[Figure scripts]

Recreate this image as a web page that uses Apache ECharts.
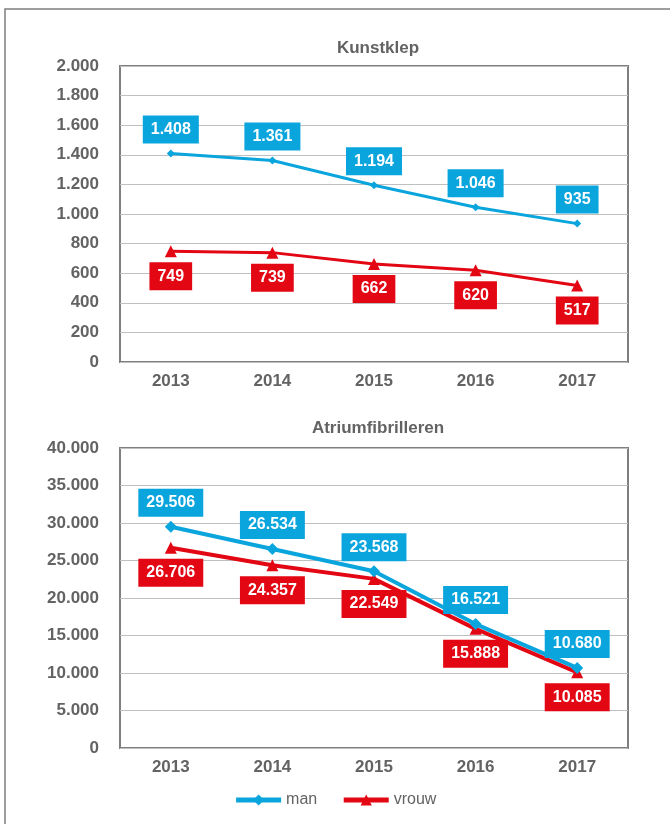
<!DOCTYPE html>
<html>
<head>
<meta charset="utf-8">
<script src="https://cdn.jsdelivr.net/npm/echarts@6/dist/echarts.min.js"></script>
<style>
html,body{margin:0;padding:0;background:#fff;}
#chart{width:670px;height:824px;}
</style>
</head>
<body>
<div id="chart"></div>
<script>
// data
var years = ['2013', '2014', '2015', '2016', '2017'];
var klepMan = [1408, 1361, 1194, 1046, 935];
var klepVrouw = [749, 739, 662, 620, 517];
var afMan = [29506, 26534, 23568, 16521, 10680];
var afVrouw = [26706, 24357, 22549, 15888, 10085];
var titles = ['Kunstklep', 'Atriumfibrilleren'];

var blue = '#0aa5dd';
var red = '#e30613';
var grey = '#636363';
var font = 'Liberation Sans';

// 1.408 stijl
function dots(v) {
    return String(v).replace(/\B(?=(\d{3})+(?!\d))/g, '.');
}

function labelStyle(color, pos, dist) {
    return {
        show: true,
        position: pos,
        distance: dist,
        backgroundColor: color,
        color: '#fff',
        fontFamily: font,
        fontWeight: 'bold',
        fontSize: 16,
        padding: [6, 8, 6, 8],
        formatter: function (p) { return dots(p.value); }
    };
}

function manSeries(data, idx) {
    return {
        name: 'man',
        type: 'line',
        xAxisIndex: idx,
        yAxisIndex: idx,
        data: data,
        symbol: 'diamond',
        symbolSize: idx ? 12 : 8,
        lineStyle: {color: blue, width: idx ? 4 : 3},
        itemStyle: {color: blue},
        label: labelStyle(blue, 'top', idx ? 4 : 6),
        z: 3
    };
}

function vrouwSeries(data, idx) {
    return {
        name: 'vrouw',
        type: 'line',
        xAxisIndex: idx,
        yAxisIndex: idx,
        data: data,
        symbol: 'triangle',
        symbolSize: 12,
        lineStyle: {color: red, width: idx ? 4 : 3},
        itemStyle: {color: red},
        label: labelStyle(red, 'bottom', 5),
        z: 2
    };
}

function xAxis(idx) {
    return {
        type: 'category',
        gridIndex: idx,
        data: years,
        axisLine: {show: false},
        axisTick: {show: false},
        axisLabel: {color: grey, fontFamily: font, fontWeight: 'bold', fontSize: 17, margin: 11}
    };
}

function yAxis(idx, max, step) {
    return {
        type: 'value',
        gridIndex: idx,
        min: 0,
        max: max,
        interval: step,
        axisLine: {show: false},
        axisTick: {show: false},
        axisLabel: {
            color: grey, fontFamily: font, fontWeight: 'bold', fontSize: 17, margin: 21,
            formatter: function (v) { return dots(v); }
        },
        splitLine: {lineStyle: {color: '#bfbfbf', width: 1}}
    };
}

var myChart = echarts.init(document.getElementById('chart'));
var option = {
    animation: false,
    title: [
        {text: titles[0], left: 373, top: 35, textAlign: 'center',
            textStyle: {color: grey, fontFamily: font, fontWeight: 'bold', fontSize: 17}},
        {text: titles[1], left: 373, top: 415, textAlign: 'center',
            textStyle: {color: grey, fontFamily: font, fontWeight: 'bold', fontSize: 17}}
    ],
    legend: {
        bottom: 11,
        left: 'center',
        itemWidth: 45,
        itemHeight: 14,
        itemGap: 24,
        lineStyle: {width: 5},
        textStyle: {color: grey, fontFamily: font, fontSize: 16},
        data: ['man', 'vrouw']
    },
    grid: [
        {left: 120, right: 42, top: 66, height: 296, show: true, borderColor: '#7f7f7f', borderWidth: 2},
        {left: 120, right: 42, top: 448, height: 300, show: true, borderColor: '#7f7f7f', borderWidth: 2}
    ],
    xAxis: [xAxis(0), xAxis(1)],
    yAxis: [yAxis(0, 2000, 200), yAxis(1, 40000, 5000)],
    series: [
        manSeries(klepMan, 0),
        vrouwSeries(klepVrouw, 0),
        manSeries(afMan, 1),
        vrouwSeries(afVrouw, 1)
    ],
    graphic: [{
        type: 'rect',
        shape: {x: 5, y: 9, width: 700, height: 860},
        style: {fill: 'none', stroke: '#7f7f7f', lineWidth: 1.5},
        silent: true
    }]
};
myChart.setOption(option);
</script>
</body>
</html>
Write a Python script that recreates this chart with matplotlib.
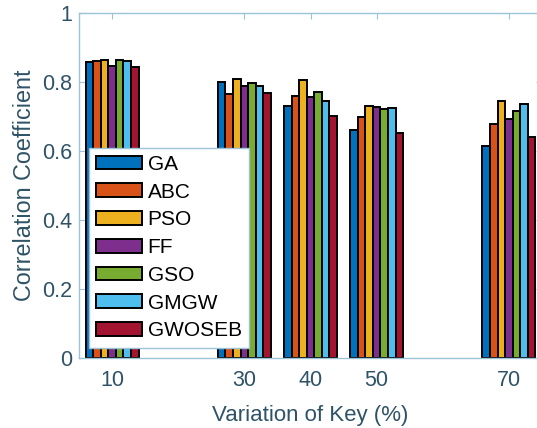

§ Given exercise
Write out each line again precisely as it appears, skipping every picture.

§ The output
Recreate this image as a web page that uses Apache ECharts.
<!DOCTYPE html>
<html>
<head>
<meta charset="utf-8">
<script src="https://cdn.jsdelivr.net/npm/echarts@6/dist/echarts.min.js"></script>
<style>
html,body{margin:0;padding:0;background:#fff;}
#chart{width:670px;height:824px;}
</style>
</head>
<body>
<div id="chart"></div>
<script>
// data
var years = ['2013', '2014', '2015', '2016', '2017'];
var klepMan = [1408, 1361, 1194, 1046, 935];
var klepVrouw = [749, 739, 662, 620, 517];
var afMan = [29506, 26534, 23568, 16521, 10680];
var afVrouw = [26706, 24357, 22549, 15888, 10085];
var titles = ['Kunstklep', 'Atriumfibrilleren'];

var blue = '#0aa5dd';
var red = '#e30613';
var grey = '#636363';
var font = 'Liberation Sans';

// 1.408 stijl
function dots(v) {
    return String(v).replace(/\B(?=(\d{3})+(?!\d))/g, '.');
}

function labelStyle(color, pos, dist) {
    return {
        show: true,
        position: pos,
        distance: dist,
        backgroundColor: color,
        color: '#fff',
        fontFamily: font,
        fontWeight: 'bold',
        fontSize: 16,
        padding: [6, 8, 6, 8],
        formatter: function (p) { return dots(p.value); }
    };
}

function manSeries(data, idx) {
    return {
        name: 'man',
        type: 'line',
        xAxisIndex: idx,
        yAxisIndex: idx,
        data: data,
        symbol: 'diamond',
        symbolSize: idx ? 12 : 8,
        lineStyle: {color: blue, width: idx ? 4 : 3},
        itemStyle: {color: blue},
        label: labelStyle(blue, 'top', idx ? 4 : 6),
        z: 3
    };
}

function vrouwSeries(data, idx) {
    return {
        name: 'vrouw',
        type: 'line',
        xAxisIndex: idx,
        yAxisIndex: idx,
        data: data,
        symbol: 'triangle',
        symbolSize: 12,
        lineStyle: {color: red, width: idx ? 4 : 3},
        itemStyle: {color: red},
        label: labelStyle(red, 'bottom', 5),
        z: 2
    };
}

function xAxis(idx) {
    return {
        type: 'category',
        gridIndex: idx,
        data: years,
        axisLine: {show: false},
        axisTick: {show: false},
        axisLabel: {color: grey, fontFamily: font, fontWeight: 'bold', fontSize: 17, margin: 11}
    };
}

function yAxis(idx, max, step) {
    return {
        type: 'value',
        gridIndex: idx,
        min: 0,
        max: max,
        interval: step,
        axisLine: {show: false},
        axisTick: {show: false},
        axisLabel: {
            color: grey, fontFamily: font, fontWeight: 'bold', fontSize: 17, margin: 21,
            formatter: function (v) { return dots(v); }
        },
        splitLine: {lineStyle: {color: '#bfbfbf', width: 1}}
    };
}

var myChart = echarts.init(document.getElementById('chart'));
var option = {
    animation: false,
    title: [
        {text: titles[0], left: 373, top: 35, textAlign: 'center',
            textStyle: {color: grey, fontFamily: font, fontWeight: 'bold', fontSize: 17}},
        {text: titles[1], left: 373, top: 415, textAlign: 'center',
            textStyle: {color: grey, fontFamily: font, fontWeight: 'bold', fontSize: 17}}
    ],
    legend: {
        bottom: 11,
        left: 'center',
        itemWidth: 45,
        itemHeight: 14,
        itemGap: 24,
        lineStyle: {width: 5},
        textStyle: {color: grey, fontFamily: font, fontSize: 16},
        data: ['man', 'vrouw']
    },
    grid: [
        {left: 120, right: 42, top: 66, height: 296, show: true, borderColor: '#7f7f7f', borderWidth: 2},
        {left: 120, right: 42, top: 448, height: 300, show: true, borderColor: '#7f7f7f', borderWidth: 2}
    ],
    xAxis: [xAxis(0), xAxis(1)],
    yAxis: [yAxis(0, 2000, 200), yAxis(1, 40000, 5000)],
    series: [
        manSeries(klepMan, 0),
        vrouwSeries(klepVrouw, 0),
        manSeries(afMan, 1),
        vrouwSeries(afVrouw, 1)
    ],
    graphic: [{
        type: 'rect',
        shape: {x: 5, y: 9, width: 700, height: 860},
        style: {fill: 'none', stroke: '#7f7f7f', lineWidth: 1.5},
        silent: true
    }]
};
myChart.setOption(option);
</script>
</body>
</html>
Write a Python script that recreates this chart with matplotlib.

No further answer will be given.